Comment 0 for bug 588366

Revision history for this message
Kris (k-kristoferb) wrote :

In 32-bit Lucid Lynx I was able to get the broadcom BCM4212 wireless working with the proprietary driver that I installed. There is however a very annoying bug related to the wireless switch on this Dell Vostro 1320 and I am not sure if it is related to the switch itself, with the wireless driver or with network-manager. What happens is the following:

Whenever the computer is turned on (or returning from suspend/hibernate) the current position of the wireless switch is recognized by network-manager (or kernel, don´t know where this is detected) as being in disabled mode. This is fine if that's in fact the position of the switch is actually disabled as enabling it will turn on the hardware (blue wireless light comes on) and network-manager will identify it as active automatically enabling wireless (unless I deactivate it there of course) allowing we to connect. If the switch is actually in the "on" position when the computer is turned on (which it will be most of the time) the blue wireless light is on and seemingly working while network-manager recognizes it as being off and grays out the option of activating wireless. Flipping the switch now will cause network-manager to think it is on (and so it "activates" wireless) but at the same time the hardware is actually turned off (blue light goes off as well) so no networks are ever found.

This is really annoying since I always have to reboot/suspend all the time to be able to use wireless.

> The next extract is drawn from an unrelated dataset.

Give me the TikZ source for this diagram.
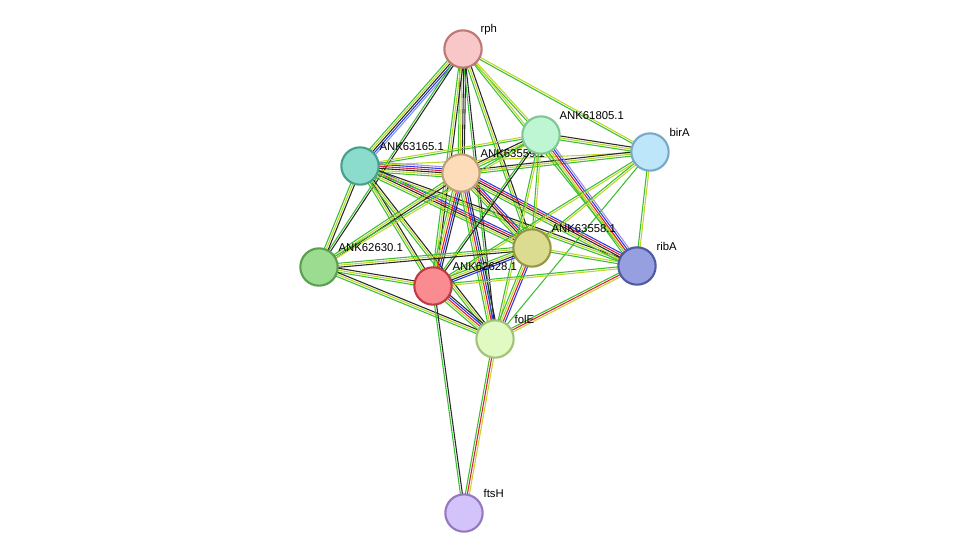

It is even more frustrating because the computer is not mine (I am just configuring it for a complete linux/ubuntu newbie) and my friend is waiting for a fully functional ubuntu.

I should also mention that the the switch works as it should in Windows Vista (it's a dual-boot configuration).

Trying the behavior from a live-usb (lucid) gives the same results even before activating the proprietary driver (which leads me to believe the problem is not with the driver itself).

I checked /var/log/messages and /var/log/kernel and didn´t see any entries when flipping the switch so I do not know if the problem is with network-manager or with the kernel and I also don´t know which log files/command outputs I should include/look into to further troubleshoot but let me know which ones are valid and I´ll include them right away.

Short of a solution, any workaround would be very welcome. Such as fooling kernel/network-manager that wireless switch is always on etc.